— start Input for this task —

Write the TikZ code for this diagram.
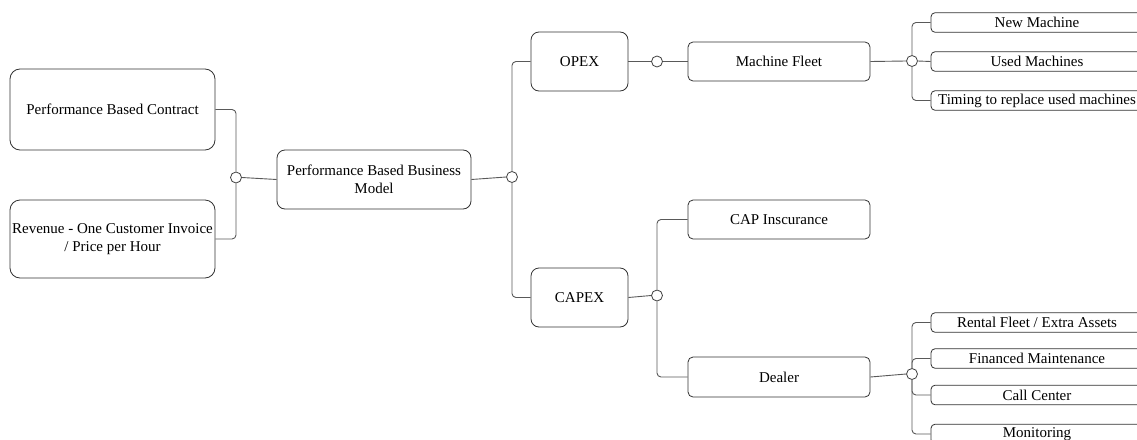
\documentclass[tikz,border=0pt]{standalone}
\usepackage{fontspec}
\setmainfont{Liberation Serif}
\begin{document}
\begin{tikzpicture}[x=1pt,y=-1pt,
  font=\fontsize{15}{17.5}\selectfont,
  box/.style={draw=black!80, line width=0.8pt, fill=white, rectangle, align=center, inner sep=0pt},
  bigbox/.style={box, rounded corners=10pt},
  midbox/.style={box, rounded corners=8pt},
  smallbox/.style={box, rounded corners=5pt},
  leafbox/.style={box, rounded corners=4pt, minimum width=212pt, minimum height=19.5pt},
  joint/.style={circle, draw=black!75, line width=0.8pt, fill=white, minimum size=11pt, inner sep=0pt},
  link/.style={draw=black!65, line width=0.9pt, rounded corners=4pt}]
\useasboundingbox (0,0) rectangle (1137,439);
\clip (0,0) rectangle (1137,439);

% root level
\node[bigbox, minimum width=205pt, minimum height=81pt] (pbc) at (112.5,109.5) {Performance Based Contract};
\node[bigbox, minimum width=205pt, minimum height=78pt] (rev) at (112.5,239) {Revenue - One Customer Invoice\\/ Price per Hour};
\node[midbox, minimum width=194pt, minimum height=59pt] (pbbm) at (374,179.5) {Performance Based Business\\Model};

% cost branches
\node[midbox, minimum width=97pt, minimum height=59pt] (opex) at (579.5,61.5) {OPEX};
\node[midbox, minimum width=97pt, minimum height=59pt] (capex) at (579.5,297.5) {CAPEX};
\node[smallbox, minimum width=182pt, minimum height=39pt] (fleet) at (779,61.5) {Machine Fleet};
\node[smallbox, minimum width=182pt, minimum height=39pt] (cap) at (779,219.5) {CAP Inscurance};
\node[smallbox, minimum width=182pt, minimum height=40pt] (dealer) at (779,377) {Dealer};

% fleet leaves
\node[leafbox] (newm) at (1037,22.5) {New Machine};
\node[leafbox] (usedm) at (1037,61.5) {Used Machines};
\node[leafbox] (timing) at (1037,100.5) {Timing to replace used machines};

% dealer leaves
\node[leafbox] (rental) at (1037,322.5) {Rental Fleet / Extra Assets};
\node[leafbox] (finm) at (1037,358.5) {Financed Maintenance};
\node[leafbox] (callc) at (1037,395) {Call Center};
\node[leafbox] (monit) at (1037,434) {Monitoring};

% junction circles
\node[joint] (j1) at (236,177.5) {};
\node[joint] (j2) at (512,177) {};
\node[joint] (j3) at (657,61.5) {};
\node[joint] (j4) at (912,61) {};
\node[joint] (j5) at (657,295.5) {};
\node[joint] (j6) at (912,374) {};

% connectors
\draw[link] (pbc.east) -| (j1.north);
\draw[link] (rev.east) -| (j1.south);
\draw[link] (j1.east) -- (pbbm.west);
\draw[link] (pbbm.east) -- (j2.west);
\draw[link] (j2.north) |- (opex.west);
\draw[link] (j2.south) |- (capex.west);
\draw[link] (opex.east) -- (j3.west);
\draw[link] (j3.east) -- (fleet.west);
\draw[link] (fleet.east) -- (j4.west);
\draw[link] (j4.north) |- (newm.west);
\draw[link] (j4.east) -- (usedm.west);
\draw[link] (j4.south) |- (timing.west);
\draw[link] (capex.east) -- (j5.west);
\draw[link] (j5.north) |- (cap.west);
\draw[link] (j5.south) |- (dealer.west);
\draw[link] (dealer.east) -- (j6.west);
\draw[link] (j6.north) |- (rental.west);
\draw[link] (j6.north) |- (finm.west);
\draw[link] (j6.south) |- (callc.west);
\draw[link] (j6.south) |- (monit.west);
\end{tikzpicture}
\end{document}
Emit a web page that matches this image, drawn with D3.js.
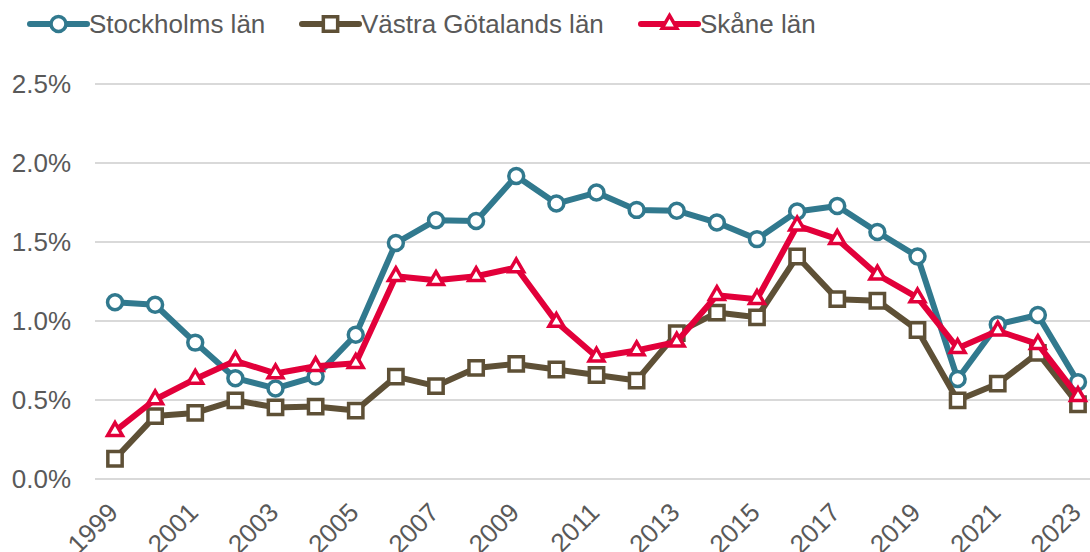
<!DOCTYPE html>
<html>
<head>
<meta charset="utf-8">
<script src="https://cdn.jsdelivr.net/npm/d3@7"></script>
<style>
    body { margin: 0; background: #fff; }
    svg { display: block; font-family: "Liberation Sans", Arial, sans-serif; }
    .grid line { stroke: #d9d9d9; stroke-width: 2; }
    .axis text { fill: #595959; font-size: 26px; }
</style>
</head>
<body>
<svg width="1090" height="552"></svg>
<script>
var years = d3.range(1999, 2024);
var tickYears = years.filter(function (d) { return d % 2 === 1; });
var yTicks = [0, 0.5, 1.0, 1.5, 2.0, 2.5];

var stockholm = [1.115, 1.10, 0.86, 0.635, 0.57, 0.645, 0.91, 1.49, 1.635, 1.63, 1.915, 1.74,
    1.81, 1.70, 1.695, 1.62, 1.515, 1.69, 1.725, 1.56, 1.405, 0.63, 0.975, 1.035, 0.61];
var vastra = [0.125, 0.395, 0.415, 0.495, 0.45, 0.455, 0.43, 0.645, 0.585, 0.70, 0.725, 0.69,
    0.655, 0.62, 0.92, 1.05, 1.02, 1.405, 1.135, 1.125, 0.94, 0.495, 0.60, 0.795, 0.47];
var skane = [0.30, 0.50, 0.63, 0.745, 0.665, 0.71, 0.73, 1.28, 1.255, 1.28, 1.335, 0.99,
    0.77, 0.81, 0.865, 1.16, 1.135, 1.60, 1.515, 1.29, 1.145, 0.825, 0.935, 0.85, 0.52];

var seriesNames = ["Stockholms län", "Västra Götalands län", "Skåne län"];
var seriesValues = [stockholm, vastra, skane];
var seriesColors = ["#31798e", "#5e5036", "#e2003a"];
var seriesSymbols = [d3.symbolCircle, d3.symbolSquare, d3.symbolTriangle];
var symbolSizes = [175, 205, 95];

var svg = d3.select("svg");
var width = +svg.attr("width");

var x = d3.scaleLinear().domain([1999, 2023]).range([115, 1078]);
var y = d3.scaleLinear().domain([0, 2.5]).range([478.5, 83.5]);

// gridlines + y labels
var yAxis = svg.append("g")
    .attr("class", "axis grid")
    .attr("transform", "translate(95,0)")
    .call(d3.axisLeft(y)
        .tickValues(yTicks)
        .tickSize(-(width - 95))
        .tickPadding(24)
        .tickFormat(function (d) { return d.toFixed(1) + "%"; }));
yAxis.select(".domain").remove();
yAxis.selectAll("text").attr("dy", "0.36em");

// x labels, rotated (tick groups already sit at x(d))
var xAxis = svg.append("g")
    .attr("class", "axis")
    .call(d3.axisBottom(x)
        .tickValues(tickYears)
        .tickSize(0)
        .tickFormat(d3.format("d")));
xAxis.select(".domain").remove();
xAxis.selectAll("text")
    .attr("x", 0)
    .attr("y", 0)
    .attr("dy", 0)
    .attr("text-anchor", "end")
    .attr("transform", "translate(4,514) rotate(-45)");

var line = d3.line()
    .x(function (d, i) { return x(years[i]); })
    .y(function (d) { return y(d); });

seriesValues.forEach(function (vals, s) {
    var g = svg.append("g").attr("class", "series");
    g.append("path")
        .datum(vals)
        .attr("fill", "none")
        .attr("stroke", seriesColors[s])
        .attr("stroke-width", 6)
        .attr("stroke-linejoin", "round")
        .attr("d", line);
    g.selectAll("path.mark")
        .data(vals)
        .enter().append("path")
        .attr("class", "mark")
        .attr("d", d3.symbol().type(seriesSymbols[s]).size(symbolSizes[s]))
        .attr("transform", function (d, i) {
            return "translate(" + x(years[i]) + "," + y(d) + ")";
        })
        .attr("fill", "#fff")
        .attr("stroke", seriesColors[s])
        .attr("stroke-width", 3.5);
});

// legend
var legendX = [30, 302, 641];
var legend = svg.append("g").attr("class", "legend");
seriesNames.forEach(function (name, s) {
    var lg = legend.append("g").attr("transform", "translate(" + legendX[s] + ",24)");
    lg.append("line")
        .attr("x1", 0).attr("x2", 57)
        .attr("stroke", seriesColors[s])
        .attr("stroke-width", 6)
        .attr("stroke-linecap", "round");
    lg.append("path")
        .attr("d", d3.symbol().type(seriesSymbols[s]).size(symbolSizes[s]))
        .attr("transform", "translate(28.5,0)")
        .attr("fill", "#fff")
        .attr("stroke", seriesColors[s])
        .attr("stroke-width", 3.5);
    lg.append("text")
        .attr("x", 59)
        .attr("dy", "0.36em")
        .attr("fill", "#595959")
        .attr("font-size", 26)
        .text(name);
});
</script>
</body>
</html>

— end Input for this task —

### [Your task]
Could the lines from the top of the material through the line with "minimum width=194pt, minimum" be repeated exactly, pictures left out?

### [The output]
Write the TikZ code for this diagram.
\documentclass[tikz,border=0pt]{standalone}
\usepackage{fontspec}
\setmainfont{Liberation Serif}
\begin{document}
\begin{tikzpicture}[x=1pt,y=-1pt,
  font=\fontsize{15}{17.5}\selectfont,
  box/.style={draw=black!80, line width=0.8pt, fill=white, rectangle, align=center, inner sep=0pt},
  bigbox/.style={box, rounded corners=10pt},
  midbox/.style={box, rounded corners=8pt},
  smallbox/.style={box, rounded corners=5pt},
  leafbox/.style={box, rounded corners=4pt, minimum width=212pt, minimum height=19.5pt},
  joint/.style={circle, draw=black!75, line width=0.8pt, fill=white, minimum size=11pt, inner sep=0pt},
  link/.style={draw=black!65, line width=0.9pt, rounded corners=4pt}]
\useasboundingbox (0,0) rectangle (1137,439);
\clip (0,0) rectangle (1137,439);

% root level
\node[bigbox, minimum width=205pt, minimum height=81pt] (pbc) at (112.5,109.5) {Performance Based Contract};
\node[bigbox, minimum width=205pt, minimum height=78pt] (rev) at (112.5,239) {Revenue - One Customer Invoice\\/ Price per Hour};
\node[midbox, minimum width=194pt, minimum height=59pt] (pbbm) at (374,179.5) {Performance Based Business\\Model};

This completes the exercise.